They seem to appear everywhere:
In statistical physics, biology, ecology, economy
and the stock market, the study of the web, and
they have been unmeasurably useful in combinatorial applications such
as approximation, optimization and counting algorithms.
For example, google search yields
85600 pages with the
words "Markov chain", and 157000 pages with the words "Random Walk"...
The following colorful
applet
from David Wilson's page demonstrates one of the more
beautiful
methods to bound the mixing time of Markov chains, namely "Coupling from the past".
The applet demonstrates a Markov chain on the set of all
possible domino tilings of a square.
Starting from an arbitrary tiling,
we move to a different tiling
by changing only
two tiles at a time; The question is after how many elementary steps
we can say that we have a random tiling of the square?
To answer this question, Jim Propp and David Wilson suggested
the ingenious idea of "coupling from the past": roughly speaking,
two Markov chains are run in parallel and when they collide at the same state,
you are guranteed that the state is distributed
exactly (not approximately!)
uniformly.
Lec 1.
Introduction Overview of the course.

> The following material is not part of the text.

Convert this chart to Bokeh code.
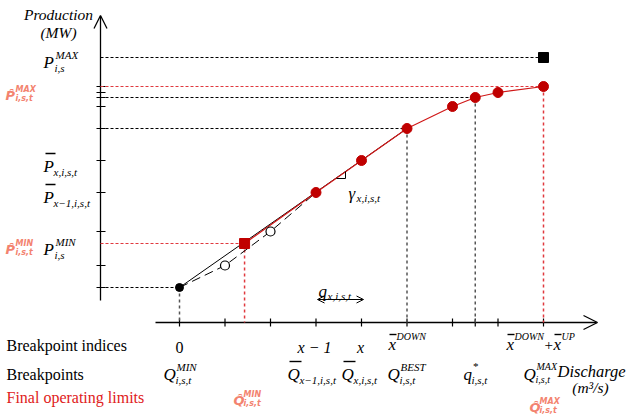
from bokeh.plotting import figure
from bokeh.models import Range1d, Arrow, OpenHead
from bokeh.embed import file_html
from bokeh.resources import INLINE
from bokeh.core.properties import value

# ---------------- data (discharge in breakpoint-index units, production in MW-like units)
breakpoints = [0, 1, 2, 3, 4, 5, 6, 7, 8]
q_star = 6.5
tick_production = [35, 57, 91, 130, 162, 194, 216, 225, 230, 236]

black_q = [0, 5]
black_p = [35, 194]
approx_q = [0, 1, 2, 3]
approx_p = [35, 57, 91, 130]
open_q = [1, 2]
open_p = [57, 91]
red_q = [1.43, 3, 4, 5, 6, 6.5, 7, 8]
red_p = [79, 130, 162, 194, 216, 225, 230, 236]
red_dot_q = [3, 4, 5, 6, 6.5, 7, 8]
red_dot_p = [130, 162, 194, 216, 225, 230, 236]
q_min, p_min = 0, 35
q_lo, p_lo = 1.43, 79
q_hi, p_hi = 8, 236
q_pmax, p_max = 8, 265
q_best, p_best = 5, 194
p_qstar = 225

# ---------------- layout helpers (image pixel -> data)
PX = 45.5
def X(px):
    return (px - 179) / PX
def Y(py):
    return 322 - py

p = figure(width=631, height=414, x_range=Range1d(X(0), X(631)), y_range=Range1d(Y(414), Y(0)),
           output_backend="svg", toolbar_location=None, min_border=0,
           x_axis_type=None, y_axis_type=None)
p.outline_line_color = None
p.background_fill_color = "white"

YAX = X(100)
SERIF = "Liberation Serif"
BLK = "#000000"
DRED = "#c00000"
LRED = "#e0393e"
SALMON = "#f3836f"
GRAY = "#555555"

# axes
p.segment(x0=[YAX], y0=[Y(300)], x1=[YAX], y1=[Y(16)], line_color=BLK, line_width=1.3)
p.segment(x0=[X(155)], y0=[0], x1=[X(596)], y1=[0], line_color=BLK, line_width=1.3)
p.add_layout(Arrow(end=OpenHead(size=13, line_width=1.3), x_start=YAX, y_start=Y(40), x_end=YAX, y_end=Y(15),
                   line_width=0, line_alpha=0))
p.add_layout(Arrow(end=OpenHead(size=14, line_width=1.3), x_start=X(570), y_start=0, x_end=X(597), y_end=0,
                   line_width=0, line_alpha=0))

# ticks
p.segment(x0=[X(96)] * len(tick_production), y0=tick_production, x1=[X(105)] * len(tick_production),
          y1=tick_production, line_color=BLK, line_width=1.2)
xt = breakpoints + [q_star]
p.segment(x0=xt, y0=[-4] * len(xt), x1=xt, y1=[4] * len(xt), line_color=BLK, line_width=1.2)

# horizontal guide lines
p.segment(x0=[YAX] * 4, y0=[p_max, p_qstar, p_best, p_min], x1=[q_pmax, q_star, q_best, q_min],
          y1=[p_max, p_qstar, p_best, p_min], line_color=BLK, line_width=1, line_dash="3 2")
p.segment(x0=[YAX] * 2, y0=[p_hi, p_lo], x1=[q_hi, q_lo], y1=[p_hi, p_lo],
          line_color=LRED, line_width=1, line_dash="3 2")
# vertical guide lines
p.segment(x0=[q_min, q_best, q_star], y0=[p_min, p_best, p_qstar], x1=[q_min, q_best, q_star], y1=[0, 0, 0],
          line_color=GRAY, line_width=1.5, line_dash="3 3")
p.segment(x0=[q_lo, q_hi], y0=[p_lo, p_hi], x1=[q_lo, q_hi], y1=[0, 0],
          line_color=LRED, line_width=1.5, line_dash="3 3")

# curves
p.line(approx_q, approx_p, line_color=BLK, line_width=1, line_dash="9 5")
p.line(black_q, black_p, line_color=BLK, line_width=1)
p.line(red_q, red_p, line_color="#d01818", line_width=1.2)

# markers
p.scatter(open_q, open_p, marker="circle", size=9, fill_color="white", line_color=BLK, line_width=1.2)
p.scatter([q_min], [p_min], marker="circle", size=8, fill_color=BLK, line_color=BLK)
p.scatter(red_dot_q, red_dot_p, marker="circle", size=10, fill_color=DRED, line_color=DRED)
p.scatter([q_lo], [p_lo], marker="square", size=10, fill_color=DRED, line_color=DRED)
p.scatter([q_pmax], [p_max], marker="square", size=10, fill_color=BLK, line_color=BLK)

# slope triangle
p.line([X(336), X(345), X(345)], [Y(178), Y(178), Y(171)], line_color=BLK, line_width=1)

# double arrow for q_{x,i,s,t}
p.add_layout(Arrow(start=OpenHead(size=7, line_width=1), end=OpenHead(size=7, line_width=1),
                   x_start=X(317), y_start=Y(299), x_end=X(363), y_end=Y(299), line_width=1))

# ---------------- texts
def txt(xp, yb, s, size=17, style="italic", color=BLK, align="left", font=SERIF):
    p.text(x=[X(xp)], y=[Y(yb)], text=[s], text_font=value(font), text_font_size=f"{size}px",
           text_font_style=style, text_color=color, text_align=align, text_baseline="alphabetic")

def mlabel(xp, yb, base, sup=None, sub=None, bw=10, size=17, ss=11, color=BLK, font=SERIF,
           style="italic", sup_dy=-8, sub_dy=5, bar=False, sub_dx=-1, bar_dy=-13, bar_x0=2, bar_x1=1):
    txt(xp, yb, base, size, style, color, font=font)
    if sup:
        txt(xp + bw, yb + sup_dy, sup, ss, style, color, font=font)
    if sub:
        txt(xp + bw + sub_dx, yb + sub_dy, sub, ss, style, color, font=font)
    if bar:
        p.segment(x0=[X(xp + bar_x0)], y0=[Y(yb + bar_dy)], x1=[X(xp + bw + bar_x1)], y1=[Y(yb + bar_dy)],
                  line_color=color, line_width=1.4)

def rlabel(xp, yb, base, sup, sub):
    mlabel(xp, yb, base, sup, sub, bw=10, size=13, ss=8, color=SALMON, font="DejaVu Sans",
           style="bold italic", sup_dy=-6, sub_dy=3, sub_dx=0)

txt(58, 14, "Production", 15.5, align="center")
txt(58, 32, "(MW)", 15.5, align="center")
mlabel(43, 62, "P", "MAX", "i,s", bw=12)
rlabel(5, 95, "P\u0302", "MAX", "i,s,t")
mlabel(43, 166, "P", None, "x,i,s,t", bw=11, bar=True)
mlabel(43, 197, "P", None, "x\u22121,i,s,t", bw=11, bar=True)
rlabel(5, 249, "P\u0302", "MIN", "i,s,t")
mlabel(43, 249, "P", "MIN", "i,s", bw=12)

txt(6, 345, "Breakpoint indices", 16, style="normal")
txt(6, 374, "Breakpoints", 16, style="normal")
txt(6, 397, "Final operating limits", 16, style="normal", color="#e02020")

txt(179, 347, "0", 16, style="normal", align="center")
txt(314, 347, "x \u2212 1", 16, align="center")
txt(360, 347, "x", 16, align="center")
mlabel(388, 344, "x", "DOWN", None, bw=8, size=17, ss=10, bar=True, sup_dy=-8, bar_dy=-10, bar_x0=1, bar_x1=0)
mlabel(506, 344, "x", "DOWN", None, bw=8, size=17, ss=10, bar=True, sup_dy=-8, bar_dy=-10, bar_x0=1, bar_x1=0)
txt(544, 344, "+", 15, style="normal")
mlabel(553, 344, "x", "UP", None, bw=8, size=17, ss=10, bar=True, sup_dy=-8, bar_dy=-10, bar_x0=1, bar_x1=0)

mlabel(163, 374, "Q", "MIN", "i,s,t", bw=13)
mlabel(287, 374, "Q", None, "x\u22121,i,s,t", bw=13, bar=True)
mlabel(341, 374, "Q", None, "x,i,s,t", bw=13, bar=True)
mlabel(387, 374, "Q", "BEST", "i,s,t", bw=13)
mlabel(463, 374, "q", "*", "i,s,t", bw=9, sup_dy=-9)
mlabel(523, 374, "Q", "MAX", "i,s,t", bw=13, ss=10)
txt(557, 371, "Discharge", 16.5)
txt(590, 387, "(m\u00b3/s)", 15.5, align="center")

rlabel(233, 400, "Q\u0302", "MIN", "i,s,t")
rlabel(529, 407, "Q\u0302", "MAX", "i,s,t")

mlabel(318, 291, "q", None, "x,i,s,t", bw=10, sub_dy=4)
mlabel(348, 193, "\u03b3", None, "x,i,s,t", bw=9, sub_dy=4)

open("out.html", "w").write(file_html(p, INLINE))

Definitions of Markov chains,
ergodicity, proof of existence of limiting distribution.
Coupling Card trick... [Ref for Proof of limiting distribution: Norris page 41.]
I will assume basic knowledge of linear algebra, probability,
complexity theory, and a very basic knowledge of finite groups.
The problem sets are to be submitted in pairs, or triples.
The intention is not that you divide the work between you, but that you
discuss all the solutions between you.
It is also greatly encouraged that each of you
writes part of each of the problem sets, so that
you get to think about the formal aspects of the concepts every
two weeks, and not every month.
The couples or triples may vary with different exercises, if you wish.
These problems are intended to help you understand the
concepts learned in class, and discussion within larger groups is greatly
encouraged (looking at written solutions of others is not considered
discussion, though.) The difficulty ranges from routine
to slightly tricky, with bonus exercises which can add to the final grade
quite a bit, and will be marked with a star.
Feel free to talk to me about any points you are having
trouble with.
There will be 5 exercises during the semester, one every two weeks.
The weight of the exercises in the grade will be about 40-50 percent.
There will be 6 questions out of which you will have to choose 4.
I will not publish a list of exercises, but instead here is a list of
topics
you should concentrate on.
Understanding all the exercises should be a very good preparation for the
exam.